▶ **Aim of the task**: Find each line with the string "this" and copy it.

▶ **Records shown**:
■ ■ ■
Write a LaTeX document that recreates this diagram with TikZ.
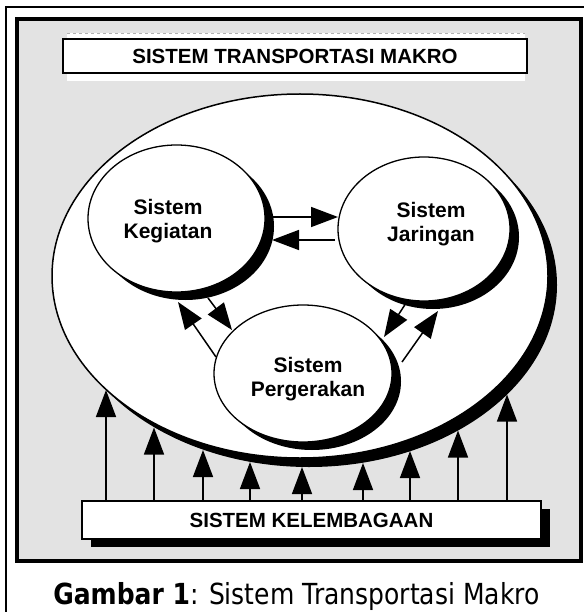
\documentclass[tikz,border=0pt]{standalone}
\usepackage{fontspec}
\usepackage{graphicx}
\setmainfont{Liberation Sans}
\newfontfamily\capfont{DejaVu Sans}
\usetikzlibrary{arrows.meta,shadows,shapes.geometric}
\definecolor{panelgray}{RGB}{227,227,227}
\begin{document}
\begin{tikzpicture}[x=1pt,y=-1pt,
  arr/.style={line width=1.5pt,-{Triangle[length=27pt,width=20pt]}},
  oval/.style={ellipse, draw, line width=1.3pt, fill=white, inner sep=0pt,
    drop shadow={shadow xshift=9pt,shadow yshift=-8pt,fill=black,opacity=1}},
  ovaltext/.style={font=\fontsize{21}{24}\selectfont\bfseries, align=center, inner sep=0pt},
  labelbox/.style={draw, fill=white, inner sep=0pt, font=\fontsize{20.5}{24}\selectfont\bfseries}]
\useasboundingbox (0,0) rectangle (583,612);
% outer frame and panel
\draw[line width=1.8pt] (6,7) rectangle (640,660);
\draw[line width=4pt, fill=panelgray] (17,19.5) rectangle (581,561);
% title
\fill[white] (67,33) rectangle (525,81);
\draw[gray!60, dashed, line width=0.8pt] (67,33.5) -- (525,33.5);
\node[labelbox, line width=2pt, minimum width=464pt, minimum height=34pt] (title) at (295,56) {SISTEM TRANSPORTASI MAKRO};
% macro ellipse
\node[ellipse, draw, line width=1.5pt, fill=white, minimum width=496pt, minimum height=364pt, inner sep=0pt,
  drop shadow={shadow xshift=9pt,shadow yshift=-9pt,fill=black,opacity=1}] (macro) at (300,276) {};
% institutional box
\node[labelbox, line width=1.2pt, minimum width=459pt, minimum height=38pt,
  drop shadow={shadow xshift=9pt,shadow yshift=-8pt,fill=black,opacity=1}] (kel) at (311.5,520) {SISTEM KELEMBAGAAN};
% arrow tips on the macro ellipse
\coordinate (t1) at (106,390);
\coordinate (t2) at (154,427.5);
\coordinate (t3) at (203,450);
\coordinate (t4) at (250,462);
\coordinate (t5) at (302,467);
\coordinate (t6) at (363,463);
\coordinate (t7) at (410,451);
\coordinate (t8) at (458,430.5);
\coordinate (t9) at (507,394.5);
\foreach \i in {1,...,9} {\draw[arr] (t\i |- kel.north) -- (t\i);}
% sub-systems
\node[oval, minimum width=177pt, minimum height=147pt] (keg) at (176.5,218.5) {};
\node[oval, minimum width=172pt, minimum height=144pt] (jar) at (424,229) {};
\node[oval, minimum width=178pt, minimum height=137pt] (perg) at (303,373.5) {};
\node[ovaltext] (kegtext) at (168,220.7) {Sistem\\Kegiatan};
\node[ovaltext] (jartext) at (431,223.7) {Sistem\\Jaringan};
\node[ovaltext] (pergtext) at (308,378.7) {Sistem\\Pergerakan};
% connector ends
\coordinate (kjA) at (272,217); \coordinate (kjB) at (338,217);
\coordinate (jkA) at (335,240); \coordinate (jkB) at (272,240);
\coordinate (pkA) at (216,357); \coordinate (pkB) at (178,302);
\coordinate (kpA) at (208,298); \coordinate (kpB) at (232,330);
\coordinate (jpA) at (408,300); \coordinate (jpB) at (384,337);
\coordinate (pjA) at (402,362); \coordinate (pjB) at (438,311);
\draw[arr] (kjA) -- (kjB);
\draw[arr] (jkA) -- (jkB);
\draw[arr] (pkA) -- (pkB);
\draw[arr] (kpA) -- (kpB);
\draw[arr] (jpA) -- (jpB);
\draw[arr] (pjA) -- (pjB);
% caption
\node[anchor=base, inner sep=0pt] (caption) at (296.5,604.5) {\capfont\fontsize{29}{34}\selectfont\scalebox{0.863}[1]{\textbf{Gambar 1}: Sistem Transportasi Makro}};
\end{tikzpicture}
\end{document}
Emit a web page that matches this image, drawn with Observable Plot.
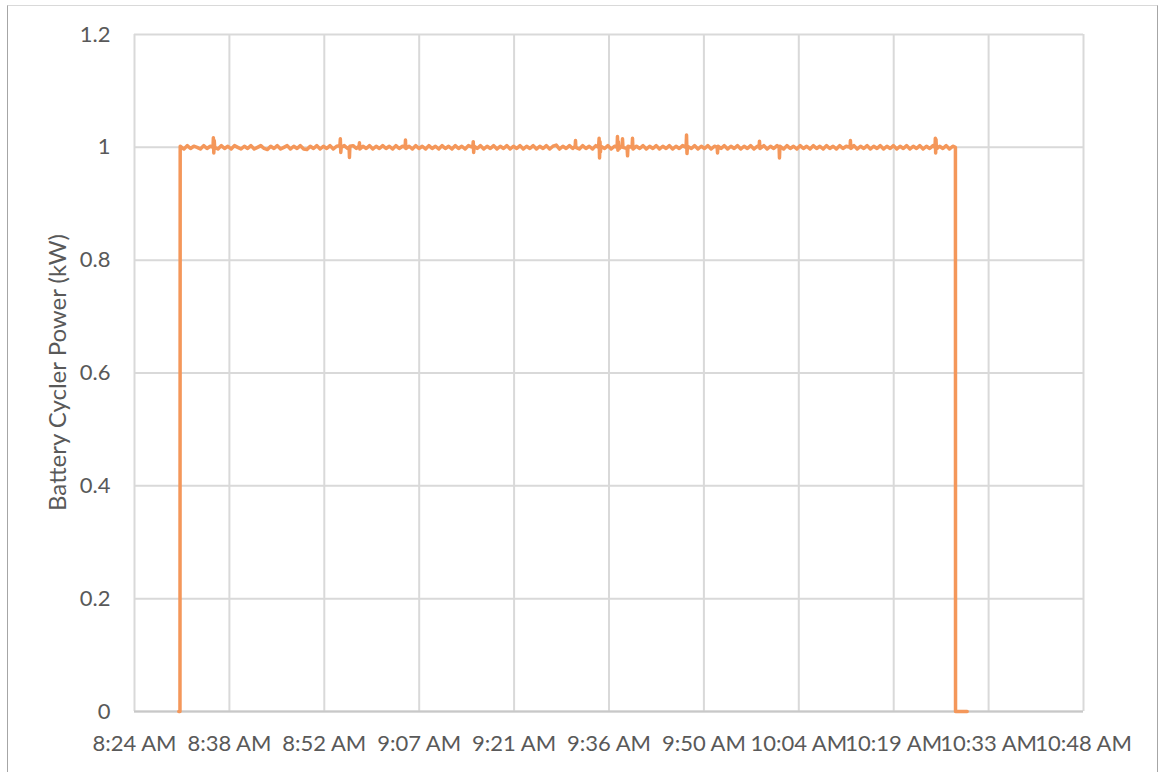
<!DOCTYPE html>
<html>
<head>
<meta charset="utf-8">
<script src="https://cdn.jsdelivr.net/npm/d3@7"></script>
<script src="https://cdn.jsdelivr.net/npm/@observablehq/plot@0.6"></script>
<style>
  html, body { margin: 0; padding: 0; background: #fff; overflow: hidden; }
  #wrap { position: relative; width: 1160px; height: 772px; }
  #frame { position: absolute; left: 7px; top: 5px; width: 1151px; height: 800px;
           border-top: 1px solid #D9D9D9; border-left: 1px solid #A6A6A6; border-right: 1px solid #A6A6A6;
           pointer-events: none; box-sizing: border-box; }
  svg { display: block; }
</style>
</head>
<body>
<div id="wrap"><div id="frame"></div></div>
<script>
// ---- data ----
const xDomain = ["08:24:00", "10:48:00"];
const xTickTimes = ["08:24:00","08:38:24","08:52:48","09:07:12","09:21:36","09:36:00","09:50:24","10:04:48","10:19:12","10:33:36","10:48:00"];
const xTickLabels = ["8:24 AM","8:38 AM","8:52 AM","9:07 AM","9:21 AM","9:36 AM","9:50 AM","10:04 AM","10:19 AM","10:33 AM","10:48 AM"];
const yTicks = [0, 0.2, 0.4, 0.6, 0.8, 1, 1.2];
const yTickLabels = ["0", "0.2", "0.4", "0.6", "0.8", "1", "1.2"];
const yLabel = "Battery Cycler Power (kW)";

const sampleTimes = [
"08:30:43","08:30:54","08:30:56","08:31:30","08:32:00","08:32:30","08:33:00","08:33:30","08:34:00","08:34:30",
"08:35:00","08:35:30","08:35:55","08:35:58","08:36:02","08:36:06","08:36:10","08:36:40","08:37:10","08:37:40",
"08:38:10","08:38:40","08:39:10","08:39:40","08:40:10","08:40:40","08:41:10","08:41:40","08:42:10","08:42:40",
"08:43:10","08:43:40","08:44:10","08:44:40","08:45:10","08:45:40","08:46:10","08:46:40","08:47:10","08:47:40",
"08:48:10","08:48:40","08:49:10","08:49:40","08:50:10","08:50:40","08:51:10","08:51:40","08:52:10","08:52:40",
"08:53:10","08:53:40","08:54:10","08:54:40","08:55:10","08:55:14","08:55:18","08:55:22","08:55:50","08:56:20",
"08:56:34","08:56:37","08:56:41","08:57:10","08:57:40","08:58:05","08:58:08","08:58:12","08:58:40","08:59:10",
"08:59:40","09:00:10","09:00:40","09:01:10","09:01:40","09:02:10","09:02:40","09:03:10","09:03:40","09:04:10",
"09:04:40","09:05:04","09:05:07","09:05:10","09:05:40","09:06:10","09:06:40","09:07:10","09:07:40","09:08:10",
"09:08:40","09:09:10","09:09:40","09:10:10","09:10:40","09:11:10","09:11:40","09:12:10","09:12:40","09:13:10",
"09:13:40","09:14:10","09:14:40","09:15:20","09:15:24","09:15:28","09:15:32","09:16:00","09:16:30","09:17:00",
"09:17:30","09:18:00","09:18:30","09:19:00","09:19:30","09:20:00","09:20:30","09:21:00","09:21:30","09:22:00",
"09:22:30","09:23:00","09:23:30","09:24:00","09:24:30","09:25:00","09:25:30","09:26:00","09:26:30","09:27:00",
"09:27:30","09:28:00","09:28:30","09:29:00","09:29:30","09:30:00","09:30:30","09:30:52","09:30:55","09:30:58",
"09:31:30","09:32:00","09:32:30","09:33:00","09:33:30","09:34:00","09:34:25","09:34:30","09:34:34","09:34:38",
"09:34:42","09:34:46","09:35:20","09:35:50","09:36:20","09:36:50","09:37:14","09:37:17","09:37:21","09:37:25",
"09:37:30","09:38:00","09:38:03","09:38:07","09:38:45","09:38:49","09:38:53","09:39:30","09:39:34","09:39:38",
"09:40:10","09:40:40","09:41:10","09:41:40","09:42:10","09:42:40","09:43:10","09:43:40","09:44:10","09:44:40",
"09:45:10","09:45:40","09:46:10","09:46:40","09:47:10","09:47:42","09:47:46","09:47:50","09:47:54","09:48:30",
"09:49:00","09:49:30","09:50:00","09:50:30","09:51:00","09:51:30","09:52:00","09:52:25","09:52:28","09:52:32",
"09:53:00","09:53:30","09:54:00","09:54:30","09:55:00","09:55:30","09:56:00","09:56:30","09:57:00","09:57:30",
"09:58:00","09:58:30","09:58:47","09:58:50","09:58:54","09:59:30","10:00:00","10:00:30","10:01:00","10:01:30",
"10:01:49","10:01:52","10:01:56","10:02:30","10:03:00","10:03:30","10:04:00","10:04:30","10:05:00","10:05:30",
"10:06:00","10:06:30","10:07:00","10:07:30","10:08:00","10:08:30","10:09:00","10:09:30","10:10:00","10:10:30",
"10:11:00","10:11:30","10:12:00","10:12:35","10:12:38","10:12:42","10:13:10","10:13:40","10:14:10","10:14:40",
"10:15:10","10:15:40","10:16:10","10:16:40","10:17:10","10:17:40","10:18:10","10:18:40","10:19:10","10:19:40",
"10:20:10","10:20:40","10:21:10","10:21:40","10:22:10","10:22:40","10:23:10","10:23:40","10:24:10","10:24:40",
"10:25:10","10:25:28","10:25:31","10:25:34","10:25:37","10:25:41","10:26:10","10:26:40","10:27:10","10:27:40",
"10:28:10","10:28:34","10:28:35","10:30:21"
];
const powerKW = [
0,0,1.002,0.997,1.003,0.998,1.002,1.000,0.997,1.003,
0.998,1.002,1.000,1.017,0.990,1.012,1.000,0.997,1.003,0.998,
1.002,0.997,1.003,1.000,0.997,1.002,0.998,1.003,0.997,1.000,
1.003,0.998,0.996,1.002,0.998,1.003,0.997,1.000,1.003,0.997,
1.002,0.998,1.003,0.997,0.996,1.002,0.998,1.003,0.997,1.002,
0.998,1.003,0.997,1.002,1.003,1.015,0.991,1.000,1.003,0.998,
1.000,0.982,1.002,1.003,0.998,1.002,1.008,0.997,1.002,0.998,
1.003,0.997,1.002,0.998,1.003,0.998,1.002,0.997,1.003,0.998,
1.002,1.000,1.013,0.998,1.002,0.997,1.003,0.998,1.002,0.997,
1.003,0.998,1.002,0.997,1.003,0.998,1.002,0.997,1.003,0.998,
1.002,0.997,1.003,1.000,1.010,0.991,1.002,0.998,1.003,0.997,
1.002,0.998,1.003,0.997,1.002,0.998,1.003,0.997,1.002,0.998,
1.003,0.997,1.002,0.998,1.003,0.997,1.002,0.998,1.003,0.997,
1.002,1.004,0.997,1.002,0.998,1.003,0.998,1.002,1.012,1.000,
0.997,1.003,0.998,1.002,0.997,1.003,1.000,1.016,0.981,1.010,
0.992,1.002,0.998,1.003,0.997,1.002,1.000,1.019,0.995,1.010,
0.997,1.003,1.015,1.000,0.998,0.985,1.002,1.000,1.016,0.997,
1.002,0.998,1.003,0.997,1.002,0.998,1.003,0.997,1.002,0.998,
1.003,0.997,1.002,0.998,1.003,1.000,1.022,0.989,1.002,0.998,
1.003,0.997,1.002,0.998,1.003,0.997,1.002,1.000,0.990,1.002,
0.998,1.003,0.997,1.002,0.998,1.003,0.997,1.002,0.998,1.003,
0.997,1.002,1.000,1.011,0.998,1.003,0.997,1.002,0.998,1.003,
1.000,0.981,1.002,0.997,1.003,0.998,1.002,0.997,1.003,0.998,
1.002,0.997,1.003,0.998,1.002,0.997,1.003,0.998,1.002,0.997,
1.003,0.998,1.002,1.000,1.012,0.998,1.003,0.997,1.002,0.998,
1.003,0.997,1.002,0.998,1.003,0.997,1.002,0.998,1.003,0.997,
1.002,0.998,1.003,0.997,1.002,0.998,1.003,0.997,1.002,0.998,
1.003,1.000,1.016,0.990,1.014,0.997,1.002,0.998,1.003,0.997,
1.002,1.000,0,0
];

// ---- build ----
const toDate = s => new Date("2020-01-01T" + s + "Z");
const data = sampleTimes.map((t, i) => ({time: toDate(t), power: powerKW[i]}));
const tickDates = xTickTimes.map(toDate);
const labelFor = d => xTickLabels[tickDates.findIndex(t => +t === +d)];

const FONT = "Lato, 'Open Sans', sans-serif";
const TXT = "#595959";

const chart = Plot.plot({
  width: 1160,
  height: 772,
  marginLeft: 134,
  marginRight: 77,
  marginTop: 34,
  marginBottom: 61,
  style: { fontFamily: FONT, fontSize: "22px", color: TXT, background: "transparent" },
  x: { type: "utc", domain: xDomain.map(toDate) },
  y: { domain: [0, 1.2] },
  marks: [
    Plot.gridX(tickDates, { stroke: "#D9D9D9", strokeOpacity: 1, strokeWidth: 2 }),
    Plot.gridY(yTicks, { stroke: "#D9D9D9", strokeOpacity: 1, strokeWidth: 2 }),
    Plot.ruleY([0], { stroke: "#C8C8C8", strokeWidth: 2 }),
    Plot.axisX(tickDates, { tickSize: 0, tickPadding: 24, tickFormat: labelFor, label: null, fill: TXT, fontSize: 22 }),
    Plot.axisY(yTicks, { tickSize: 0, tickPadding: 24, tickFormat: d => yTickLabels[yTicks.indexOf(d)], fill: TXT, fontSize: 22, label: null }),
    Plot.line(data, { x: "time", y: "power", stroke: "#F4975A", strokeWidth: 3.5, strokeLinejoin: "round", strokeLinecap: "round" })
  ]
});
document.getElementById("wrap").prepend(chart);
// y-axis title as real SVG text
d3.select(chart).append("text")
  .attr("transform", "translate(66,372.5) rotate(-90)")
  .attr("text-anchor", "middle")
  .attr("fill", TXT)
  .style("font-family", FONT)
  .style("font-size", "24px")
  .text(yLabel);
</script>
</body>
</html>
■ ■ ■
▶ **Reply to the task**:
Write a LaTeX document that recreates this diagram with TikZ.
Emit a web page that matches this image, drawn with Observable Plot.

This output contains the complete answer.